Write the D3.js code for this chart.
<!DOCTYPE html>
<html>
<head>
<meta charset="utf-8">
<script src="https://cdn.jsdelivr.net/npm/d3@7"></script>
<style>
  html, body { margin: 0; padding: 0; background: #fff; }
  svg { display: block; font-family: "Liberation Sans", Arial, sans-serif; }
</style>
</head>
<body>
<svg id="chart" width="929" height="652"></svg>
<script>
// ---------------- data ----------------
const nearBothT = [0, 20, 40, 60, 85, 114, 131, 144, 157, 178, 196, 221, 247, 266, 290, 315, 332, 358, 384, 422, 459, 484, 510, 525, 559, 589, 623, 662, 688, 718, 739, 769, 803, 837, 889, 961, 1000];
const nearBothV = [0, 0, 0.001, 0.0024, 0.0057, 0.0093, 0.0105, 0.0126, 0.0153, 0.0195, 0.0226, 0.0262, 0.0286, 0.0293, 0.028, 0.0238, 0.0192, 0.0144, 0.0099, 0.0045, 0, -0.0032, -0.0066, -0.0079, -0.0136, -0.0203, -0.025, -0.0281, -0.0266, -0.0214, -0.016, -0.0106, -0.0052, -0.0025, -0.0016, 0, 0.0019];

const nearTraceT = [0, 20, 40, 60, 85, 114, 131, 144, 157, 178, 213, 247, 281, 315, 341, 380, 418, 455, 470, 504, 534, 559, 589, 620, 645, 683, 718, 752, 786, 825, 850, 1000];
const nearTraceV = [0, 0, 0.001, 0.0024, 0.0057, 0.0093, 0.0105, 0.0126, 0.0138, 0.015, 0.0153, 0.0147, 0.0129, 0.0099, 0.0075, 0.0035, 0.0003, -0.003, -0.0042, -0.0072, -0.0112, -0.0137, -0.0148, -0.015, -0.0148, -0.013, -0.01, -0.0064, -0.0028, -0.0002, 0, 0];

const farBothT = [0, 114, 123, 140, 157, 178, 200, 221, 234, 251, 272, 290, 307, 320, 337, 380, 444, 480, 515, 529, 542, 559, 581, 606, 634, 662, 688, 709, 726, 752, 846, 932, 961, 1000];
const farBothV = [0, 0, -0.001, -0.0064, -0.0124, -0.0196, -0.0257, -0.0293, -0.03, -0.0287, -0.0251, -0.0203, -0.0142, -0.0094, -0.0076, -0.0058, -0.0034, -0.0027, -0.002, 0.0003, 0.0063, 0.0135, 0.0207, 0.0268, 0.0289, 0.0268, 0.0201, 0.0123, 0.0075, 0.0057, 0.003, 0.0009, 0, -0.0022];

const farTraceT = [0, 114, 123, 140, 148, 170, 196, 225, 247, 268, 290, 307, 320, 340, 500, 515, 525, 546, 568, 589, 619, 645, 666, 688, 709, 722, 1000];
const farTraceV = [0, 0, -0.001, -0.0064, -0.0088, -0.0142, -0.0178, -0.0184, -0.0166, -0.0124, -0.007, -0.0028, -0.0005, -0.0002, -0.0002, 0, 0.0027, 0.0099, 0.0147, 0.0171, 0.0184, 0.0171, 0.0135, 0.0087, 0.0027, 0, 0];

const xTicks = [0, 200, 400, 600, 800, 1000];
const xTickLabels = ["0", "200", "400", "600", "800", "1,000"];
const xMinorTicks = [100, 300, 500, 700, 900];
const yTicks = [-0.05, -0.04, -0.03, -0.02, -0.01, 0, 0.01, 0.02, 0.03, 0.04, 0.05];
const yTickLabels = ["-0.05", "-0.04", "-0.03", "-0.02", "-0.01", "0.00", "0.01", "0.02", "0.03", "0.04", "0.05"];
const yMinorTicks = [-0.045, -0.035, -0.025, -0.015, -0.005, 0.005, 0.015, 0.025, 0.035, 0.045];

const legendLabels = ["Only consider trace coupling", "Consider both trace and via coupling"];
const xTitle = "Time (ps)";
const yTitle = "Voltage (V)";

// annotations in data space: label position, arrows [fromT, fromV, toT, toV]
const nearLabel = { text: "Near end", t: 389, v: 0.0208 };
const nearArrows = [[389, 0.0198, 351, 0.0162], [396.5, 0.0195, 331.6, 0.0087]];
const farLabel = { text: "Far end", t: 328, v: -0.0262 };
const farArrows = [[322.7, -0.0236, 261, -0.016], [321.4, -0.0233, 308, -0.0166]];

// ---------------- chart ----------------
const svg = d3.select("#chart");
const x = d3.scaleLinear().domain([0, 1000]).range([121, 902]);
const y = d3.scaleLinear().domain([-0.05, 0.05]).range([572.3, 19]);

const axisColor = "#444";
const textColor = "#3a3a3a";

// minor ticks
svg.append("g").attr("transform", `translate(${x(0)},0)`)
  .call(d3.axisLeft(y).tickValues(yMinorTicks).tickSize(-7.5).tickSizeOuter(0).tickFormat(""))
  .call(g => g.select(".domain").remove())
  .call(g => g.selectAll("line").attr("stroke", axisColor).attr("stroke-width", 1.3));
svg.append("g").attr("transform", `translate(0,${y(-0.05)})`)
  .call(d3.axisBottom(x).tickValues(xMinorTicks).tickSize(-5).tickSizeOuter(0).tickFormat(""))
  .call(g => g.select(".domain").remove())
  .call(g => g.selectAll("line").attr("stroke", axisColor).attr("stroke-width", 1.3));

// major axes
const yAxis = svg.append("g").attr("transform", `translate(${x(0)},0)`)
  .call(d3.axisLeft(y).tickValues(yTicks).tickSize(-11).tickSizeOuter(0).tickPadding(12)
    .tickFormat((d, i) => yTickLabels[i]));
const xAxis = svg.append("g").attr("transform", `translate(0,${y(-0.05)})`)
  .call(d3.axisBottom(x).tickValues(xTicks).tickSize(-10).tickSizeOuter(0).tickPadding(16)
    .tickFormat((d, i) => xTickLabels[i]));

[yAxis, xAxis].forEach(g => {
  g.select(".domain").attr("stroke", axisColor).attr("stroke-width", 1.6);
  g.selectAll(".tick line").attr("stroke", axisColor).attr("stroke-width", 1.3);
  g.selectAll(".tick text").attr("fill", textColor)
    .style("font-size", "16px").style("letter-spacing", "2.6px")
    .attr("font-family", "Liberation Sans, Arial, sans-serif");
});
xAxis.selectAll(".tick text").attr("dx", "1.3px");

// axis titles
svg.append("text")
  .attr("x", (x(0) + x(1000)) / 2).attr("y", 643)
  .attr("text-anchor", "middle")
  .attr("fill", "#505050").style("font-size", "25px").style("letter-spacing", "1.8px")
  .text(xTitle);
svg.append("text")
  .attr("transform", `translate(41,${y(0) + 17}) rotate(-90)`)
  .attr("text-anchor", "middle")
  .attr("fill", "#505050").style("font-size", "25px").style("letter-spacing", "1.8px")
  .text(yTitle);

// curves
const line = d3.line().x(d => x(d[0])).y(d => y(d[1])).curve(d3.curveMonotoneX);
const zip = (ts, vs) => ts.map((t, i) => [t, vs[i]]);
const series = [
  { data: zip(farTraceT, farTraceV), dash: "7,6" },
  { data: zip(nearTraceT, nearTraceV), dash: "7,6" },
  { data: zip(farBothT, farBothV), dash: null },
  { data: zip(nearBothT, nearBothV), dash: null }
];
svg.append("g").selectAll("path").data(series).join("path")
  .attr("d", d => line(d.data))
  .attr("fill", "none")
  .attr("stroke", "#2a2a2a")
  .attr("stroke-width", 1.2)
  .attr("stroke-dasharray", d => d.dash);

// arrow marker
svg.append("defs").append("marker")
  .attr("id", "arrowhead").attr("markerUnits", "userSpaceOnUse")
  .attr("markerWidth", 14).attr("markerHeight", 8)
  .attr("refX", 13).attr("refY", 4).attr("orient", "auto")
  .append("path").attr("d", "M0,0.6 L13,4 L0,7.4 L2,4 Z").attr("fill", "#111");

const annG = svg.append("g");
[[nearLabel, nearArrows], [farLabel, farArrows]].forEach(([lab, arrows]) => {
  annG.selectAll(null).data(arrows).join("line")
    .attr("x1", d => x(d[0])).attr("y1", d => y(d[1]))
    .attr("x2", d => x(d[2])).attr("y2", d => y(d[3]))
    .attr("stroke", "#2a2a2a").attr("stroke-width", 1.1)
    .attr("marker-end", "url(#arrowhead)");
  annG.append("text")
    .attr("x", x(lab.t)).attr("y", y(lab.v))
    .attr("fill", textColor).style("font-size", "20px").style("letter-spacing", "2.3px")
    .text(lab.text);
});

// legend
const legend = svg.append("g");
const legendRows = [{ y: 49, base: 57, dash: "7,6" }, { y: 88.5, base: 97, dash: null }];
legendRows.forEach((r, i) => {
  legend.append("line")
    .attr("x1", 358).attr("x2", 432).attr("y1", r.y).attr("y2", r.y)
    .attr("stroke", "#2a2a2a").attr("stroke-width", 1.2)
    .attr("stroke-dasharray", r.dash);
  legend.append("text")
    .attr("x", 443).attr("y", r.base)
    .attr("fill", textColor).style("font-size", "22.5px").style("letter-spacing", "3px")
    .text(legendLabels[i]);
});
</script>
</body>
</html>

____________

**TO BE DONE**
Quote exactly the lines running from the start of the listing above through the line where "-0.0002, 0, 0];" is found, and output no other lines.

**SOLUTION BELOW**
Write the D3.js code for this chart.
<!DOCTYPE html>
<html>
<head>
<meta charset="utf-8">
<script src="https://cdn.jsdelivr.net/npm/d3@7"></script>
<style>
  html, body { margin: 0; padding: 0; background: #fff; }
  svg { display: block; font-family: "Liberation Sans", Arial, sans-serif; }
</style>
</head>
<body>
<svg id="chart" width="929" height="652"></svg>
<script>
// ---------------- data ----------------
const nearBothT = [0, 20, 40, 60, 85, 114, 131, 144, 157, 178, 196, 221, 247, 266, 290, 315, 332, 358, 384, 422, 459, 484, 510, 525, 559, 589, 623, 662, 688, 718, 739, 769, 803, 837, 889, 961, 1000];
const nearBothV = [0, 0, 0.001, 0.0024, 0.0057, 0.0093, 0.0105, 0.0126, 0.0153, 0.0195, 0.0226, 0.0262, 0.0286, 0.0293, 0.028, 0.0238, 0.0192, 0.0144, 0.0099, 0.0045, 0, -0.0032, -0.0066, -0.0079, -0.0136, -0.0203, -0.025, -0.0281, -0.0266, -0.0214, -0.016, -0.0106, -0.0052, -0.0025, -0.0016, 0, 0.0019];

const nearTraceT = [0, 20, 40, 60, 85, 114, 131, 144, 157, 178, 213, 247, 281, 315, 341, 380, 418, 455, 470, 504, 534, 559, 589, 620, 645, 683, 718, 752, 786, 825, 850, 1000];
const nearTraceV = [0, 0, 0.001, 0.0024, 0.0057, 0.0093, 0.0105, 0.0126, 0.0138, 0.015, 0.0153, 0.0147, 0.0129, 0.0099, 0.0075, 0.0035, 0.0003, -0.003, -0.0042, -0.0072, -0.0112, -0.0137, -0.0148, -0.015, -0.0148, -0.013, -0.01, -0.0064, -0.0028, -0.0002, 0, 0];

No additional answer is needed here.